The mean response time for calls during the preimplementation months was 3.2 minutes (SD = 0.456) with a range of 2.8 minutes in the month of June to 3.8 minutes in the month of January. The mean response time for calls during the postimplementation months was 1.02 minutes (SD = 0.319) with a range of 0.7 minutes in September to 1.5 minutes in the month of August, , .

4. Discussion

Our data seems to be the first report describing the use of a hands-free communication device such as the Vocera Badge to improve public safety response times and potentially decrease violence in the ED. Though our analysis is somewhat limited due to information security policies, it appears that the use of the Vocera Badge to request assistance to the ED seems to have dramatically reduced response times of police and public safety officers at our hospital. Figure 1 graphically depicts this reduction after intervention.

From the time of implementation in July, response times fell significantly. The reduced response times remained consistently lower than before implementation throughout the entire study period. Though response times were collected from two different seasons, we do not feel that seasons or weather affected results since the first arriving public safety officer is likely to have responded from within the hospital. This reduced response time was subjectively felt by ED staff. Unpublished survey results obtained from our ED staff after implementation revealed an increased sense of safety because of this.

5. Limitations

Our data may be affected by a few limitations. Firstly, this is a single sample location. It is unknown if this effect is reproducible at other facilities. Other factors could have been involved with improving the response times. Of note, a new University Police Department’s chief of police (DPW) took office around this time. It is possible that his presence and renewed efforts to improve safety had an impact as well as the intervention studied. Indeed, one additional initiative involving the concept of community policing was begun around this time and may have also contributed to our observations. The community policing initiative increased the overall presence of officers with more routine “rounding” and patrolling. The number of public safety personnel on duty did not change during this time period.

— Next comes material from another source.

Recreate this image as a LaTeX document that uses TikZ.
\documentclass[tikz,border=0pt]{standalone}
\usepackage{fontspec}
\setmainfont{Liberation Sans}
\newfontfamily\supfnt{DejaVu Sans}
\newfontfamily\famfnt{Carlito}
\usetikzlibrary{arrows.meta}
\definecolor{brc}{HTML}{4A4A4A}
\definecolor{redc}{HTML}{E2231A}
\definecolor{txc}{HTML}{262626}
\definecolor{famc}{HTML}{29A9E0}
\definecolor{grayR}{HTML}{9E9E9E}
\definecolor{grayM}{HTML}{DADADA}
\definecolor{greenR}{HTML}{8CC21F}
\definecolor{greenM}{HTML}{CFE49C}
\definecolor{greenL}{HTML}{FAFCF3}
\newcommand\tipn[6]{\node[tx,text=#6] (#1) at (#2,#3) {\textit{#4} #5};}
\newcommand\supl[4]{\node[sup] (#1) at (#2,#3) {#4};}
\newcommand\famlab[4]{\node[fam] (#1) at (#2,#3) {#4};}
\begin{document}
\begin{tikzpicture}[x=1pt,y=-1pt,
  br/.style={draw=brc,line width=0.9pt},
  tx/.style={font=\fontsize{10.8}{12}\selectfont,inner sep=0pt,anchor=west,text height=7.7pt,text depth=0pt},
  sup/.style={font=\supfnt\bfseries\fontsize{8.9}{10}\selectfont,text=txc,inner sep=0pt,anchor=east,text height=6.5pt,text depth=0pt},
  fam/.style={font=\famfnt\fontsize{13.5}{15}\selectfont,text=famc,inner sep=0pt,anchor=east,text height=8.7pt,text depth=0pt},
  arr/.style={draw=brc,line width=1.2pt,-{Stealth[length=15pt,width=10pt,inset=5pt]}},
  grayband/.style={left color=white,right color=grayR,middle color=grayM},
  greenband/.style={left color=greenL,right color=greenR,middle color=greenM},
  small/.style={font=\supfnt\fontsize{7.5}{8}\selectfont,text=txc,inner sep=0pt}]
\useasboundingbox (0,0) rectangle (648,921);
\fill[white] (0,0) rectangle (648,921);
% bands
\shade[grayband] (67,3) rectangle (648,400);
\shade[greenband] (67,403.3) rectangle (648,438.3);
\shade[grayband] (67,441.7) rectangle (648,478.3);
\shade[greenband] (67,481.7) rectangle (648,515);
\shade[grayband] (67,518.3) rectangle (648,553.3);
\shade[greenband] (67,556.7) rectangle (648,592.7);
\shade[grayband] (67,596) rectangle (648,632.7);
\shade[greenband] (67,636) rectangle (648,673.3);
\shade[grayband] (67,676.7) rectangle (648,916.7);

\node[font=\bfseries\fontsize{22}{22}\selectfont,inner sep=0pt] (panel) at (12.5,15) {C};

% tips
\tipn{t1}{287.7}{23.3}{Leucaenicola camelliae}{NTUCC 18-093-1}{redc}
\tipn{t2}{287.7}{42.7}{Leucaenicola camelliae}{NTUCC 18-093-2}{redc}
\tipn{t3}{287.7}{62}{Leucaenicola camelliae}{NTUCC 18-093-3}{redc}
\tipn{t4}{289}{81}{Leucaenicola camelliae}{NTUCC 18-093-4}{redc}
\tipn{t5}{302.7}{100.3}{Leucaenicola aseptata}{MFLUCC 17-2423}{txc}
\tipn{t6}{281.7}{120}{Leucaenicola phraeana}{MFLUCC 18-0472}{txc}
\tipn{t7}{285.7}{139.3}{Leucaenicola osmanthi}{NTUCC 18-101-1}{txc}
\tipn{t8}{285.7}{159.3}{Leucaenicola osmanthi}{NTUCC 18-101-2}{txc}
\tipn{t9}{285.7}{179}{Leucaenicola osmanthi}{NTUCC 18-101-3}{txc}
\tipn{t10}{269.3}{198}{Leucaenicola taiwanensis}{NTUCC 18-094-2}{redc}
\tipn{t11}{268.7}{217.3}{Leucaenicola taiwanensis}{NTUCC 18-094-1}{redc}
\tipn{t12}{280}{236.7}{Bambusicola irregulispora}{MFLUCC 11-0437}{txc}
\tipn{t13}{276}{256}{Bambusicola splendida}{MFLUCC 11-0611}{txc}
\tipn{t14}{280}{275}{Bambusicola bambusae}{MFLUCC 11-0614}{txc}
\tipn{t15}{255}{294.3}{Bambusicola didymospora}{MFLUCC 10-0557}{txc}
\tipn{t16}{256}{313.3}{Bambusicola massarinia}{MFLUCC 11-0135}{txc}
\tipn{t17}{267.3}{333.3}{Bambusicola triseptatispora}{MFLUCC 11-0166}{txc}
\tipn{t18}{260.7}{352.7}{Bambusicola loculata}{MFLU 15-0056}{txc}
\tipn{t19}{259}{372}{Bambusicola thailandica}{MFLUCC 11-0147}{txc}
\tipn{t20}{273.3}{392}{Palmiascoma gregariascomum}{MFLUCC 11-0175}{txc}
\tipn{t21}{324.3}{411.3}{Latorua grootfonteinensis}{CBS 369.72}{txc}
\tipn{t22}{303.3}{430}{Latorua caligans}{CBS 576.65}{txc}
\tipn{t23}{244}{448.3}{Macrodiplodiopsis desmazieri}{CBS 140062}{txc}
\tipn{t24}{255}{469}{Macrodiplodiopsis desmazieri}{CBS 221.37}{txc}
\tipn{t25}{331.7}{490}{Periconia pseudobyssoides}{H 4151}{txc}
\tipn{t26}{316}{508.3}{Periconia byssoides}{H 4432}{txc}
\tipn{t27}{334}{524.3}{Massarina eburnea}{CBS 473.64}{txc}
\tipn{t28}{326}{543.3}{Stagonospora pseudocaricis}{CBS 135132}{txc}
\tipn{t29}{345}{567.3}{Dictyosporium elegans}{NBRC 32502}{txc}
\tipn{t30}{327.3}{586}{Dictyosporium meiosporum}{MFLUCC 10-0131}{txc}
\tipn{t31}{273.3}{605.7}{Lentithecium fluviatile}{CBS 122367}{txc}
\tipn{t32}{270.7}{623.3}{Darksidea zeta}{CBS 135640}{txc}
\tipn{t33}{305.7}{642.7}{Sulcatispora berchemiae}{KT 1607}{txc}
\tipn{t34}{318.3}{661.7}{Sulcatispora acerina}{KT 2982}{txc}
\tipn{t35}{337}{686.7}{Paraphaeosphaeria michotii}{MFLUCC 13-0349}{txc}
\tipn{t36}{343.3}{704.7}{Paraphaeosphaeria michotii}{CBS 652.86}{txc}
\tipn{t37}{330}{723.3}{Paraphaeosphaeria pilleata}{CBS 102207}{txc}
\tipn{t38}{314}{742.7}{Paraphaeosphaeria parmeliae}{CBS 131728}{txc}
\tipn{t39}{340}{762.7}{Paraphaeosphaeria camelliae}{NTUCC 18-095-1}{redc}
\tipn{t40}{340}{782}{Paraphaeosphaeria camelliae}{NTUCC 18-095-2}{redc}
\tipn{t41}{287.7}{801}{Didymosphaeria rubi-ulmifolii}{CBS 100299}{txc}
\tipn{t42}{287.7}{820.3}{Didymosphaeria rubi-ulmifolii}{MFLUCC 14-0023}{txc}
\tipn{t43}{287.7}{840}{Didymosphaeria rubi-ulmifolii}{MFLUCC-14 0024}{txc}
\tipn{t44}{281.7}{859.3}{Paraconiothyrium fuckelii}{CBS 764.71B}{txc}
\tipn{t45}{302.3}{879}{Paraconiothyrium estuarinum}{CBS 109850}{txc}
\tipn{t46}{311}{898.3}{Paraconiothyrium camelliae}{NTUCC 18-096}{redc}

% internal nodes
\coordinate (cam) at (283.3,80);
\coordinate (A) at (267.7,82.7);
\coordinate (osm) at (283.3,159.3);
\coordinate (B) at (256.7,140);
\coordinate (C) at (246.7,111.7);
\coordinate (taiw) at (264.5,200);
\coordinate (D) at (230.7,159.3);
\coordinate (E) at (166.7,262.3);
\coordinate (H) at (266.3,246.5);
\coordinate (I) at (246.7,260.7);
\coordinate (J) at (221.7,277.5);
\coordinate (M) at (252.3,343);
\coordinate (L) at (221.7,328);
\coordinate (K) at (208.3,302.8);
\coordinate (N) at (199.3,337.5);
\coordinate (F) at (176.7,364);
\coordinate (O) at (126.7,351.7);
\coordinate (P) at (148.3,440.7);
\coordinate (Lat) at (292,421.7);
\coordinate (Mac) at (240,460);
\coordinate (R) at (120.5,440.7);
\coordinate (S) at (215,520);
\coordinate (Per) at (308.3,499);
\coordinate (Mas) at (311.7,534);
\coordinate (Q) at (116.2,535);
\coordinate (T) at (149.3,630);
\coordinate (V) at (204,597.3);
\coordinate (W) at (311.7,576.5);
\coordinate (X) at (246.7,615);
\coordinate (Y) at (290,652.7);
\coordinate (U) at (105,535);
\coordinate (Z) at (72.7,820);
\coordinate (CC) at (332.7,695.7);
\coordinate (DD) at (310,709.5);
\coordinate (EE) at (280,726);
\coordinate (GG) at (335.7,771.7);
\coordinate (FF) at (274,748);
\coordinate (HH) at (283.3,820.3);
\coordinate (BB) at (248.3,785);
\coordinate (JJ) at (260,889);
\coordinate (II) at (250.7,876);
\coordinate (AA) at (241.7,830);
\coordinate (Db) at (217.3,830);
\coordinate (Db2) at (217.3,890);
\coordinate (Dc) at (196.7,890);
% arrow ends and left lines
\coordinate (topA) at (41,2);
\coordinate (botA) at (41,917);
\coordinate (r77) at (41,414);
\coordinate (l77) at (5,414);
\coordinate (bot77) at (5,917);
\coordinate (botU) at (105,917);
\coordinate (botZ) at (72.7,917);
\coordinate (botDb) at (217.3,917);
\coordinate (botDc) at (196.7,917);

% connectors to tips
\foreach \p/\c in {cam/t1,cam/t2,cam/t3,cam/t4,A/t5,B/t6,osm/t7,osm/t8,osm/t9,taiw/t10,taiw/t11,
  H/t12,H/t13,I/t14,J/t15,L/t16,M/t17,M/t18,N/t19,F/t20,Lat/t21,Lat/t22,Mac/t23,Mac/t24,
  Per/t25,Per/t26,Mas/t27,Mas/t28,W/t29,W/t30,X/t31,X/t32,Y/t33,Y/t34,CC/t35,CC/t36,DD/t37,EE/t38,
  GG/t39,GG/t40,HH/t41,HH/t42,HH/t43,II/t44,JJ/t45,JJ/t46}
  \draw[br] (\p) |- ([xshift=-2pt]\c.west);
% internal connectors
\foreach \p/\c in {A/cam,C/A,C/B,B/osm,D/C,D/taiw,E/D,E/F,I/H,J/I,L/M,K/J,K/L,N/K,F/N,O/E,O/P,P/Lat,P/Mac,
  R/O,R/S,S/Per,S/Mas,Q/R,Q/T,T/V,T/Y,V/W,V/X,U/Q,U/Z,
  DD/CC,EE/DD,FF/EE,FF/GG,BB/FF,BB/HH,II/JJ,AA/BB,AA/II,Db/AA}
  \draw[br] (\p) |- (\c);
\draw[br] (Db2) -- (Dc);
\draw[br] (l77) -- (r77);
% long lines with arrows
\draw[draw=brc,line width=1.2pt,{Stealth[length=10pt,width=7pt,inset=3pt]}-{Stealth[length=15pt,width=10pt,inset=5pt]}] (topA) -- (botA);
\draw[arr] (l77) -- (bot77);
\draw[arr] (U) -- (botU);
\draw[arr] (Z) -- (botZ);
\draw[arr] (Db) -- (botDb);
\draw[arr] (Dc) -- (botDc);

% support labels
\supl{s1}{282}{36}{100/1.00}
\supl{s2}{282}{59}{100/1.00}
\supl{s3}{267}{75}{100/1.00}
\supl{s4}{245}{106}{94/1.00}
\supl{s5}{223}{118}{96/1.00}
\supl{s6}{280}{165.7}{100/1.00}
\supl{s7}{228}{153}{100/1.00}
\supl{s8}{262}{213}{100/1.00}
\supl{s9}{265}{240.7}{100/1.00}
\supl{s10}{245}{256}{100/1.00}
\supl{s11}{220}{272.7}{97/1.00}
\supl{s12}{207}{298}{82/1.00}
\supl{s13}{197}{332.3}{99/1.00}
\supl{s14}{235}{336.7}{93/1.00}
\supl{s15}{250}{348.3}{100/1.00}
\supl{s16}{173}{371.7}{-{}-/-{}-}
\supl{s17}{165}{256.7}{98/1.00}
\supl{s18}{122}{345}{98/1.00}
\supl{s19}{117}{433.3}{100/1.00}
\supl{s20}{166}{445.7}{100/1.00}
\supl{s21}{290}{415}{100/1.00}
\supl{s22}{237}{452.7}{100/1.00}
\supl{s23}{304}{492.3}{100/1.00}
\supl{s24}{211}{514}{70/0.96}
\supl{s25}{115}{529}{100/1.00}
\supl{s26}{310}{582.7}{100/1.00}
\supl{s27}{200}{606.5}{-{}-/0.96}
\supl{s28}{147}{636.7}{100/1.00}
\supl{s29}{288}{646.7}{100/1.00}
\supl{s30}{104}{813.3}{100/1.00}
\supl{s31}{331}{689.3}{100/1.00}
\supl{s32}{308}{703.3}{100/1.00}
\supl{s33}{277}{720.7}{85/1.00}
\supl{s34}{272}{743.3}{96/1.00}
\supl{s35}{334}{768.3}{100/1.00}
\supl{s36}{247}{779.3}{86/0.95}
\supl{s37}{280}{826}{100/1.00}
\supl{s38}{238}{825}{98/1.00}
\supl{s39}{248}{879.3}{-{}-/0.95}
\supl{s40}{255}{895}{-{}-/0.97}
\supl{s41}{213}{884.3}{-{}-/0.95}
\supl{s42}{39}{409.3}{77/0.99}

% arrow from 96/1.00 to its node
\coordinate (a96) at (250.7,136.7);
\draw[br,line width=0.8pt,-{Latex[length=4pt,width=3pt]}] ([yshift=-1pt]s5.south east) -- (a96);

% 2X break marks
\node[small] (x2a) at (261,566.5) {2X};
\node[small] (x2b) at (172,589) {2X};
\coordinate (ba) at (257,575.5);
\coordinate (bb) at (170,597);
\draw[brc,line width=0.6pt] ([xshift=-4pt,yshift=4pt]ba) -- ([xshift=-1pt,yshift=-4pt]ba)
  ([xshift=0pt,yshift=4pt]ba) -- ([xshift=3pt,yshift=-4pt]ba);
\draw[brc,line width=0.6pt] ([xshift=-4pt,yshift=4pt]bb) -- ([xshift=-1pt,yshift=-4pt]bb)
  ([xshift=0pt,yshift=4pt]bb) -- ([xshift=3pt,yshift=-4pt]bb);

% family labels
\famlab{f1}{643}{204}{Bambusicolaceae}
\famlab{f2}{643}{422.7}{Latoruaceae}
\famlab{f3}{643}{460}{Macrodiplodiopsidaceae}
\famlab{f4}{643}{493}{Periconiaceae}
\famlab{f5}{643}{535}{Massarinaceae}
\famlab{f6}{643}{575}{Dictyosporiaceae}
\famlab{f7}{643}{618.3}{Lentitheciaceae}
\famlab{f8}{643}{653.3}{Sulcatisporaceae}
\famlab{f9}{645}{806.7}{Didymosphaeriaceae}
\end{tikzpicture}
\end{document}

Additional limitations include the possibility of reporting selection bias. That is, we were able to describe the metrics of all calls that occurred, but it is possible that some ED events did not generate a call that should have occurred. Though the use of the Vocera Badge was established as a primary means of requesting public safety assistance, it is likely that some requests were still made by telephone. Our data is a heterogeneous mixture of Vocera Badge-initiated requests and telephone-initiated requests.

Ideally, we would have been able to analyze data on a per-call basis instead of pooled data—a requirement of our institution’s security policies. Though the distinction is subtle, our null hypothesis needed to be that average monthly response times were unaffected by implementation of the Vocera device instead of the more “pure” null hypothesis we would have preferred: that response times for individual calls were not different after implementation. Finally, because of the intervention, the results are not blinded. It is possible that a Hawthorne effect is what improved the response times.

6. Conclusions

The use of the Vocera Badge seemed to decrease response times of public safety officers to our ED compared with the traditional method of calling a dispatch center to request assistance. It is possible that these improved response times decreased potential violence occurring in the ED.


David Goldberger is currently at the Department of Emergency Medicine, Drexel University College of Medicine. No funding for this paper was provided by Vocera Communications, nor was the concept, design, or results found in this paper discussed with them.

Competing Interests

The authors declare that there are no competing interests regarding the publication of this paper.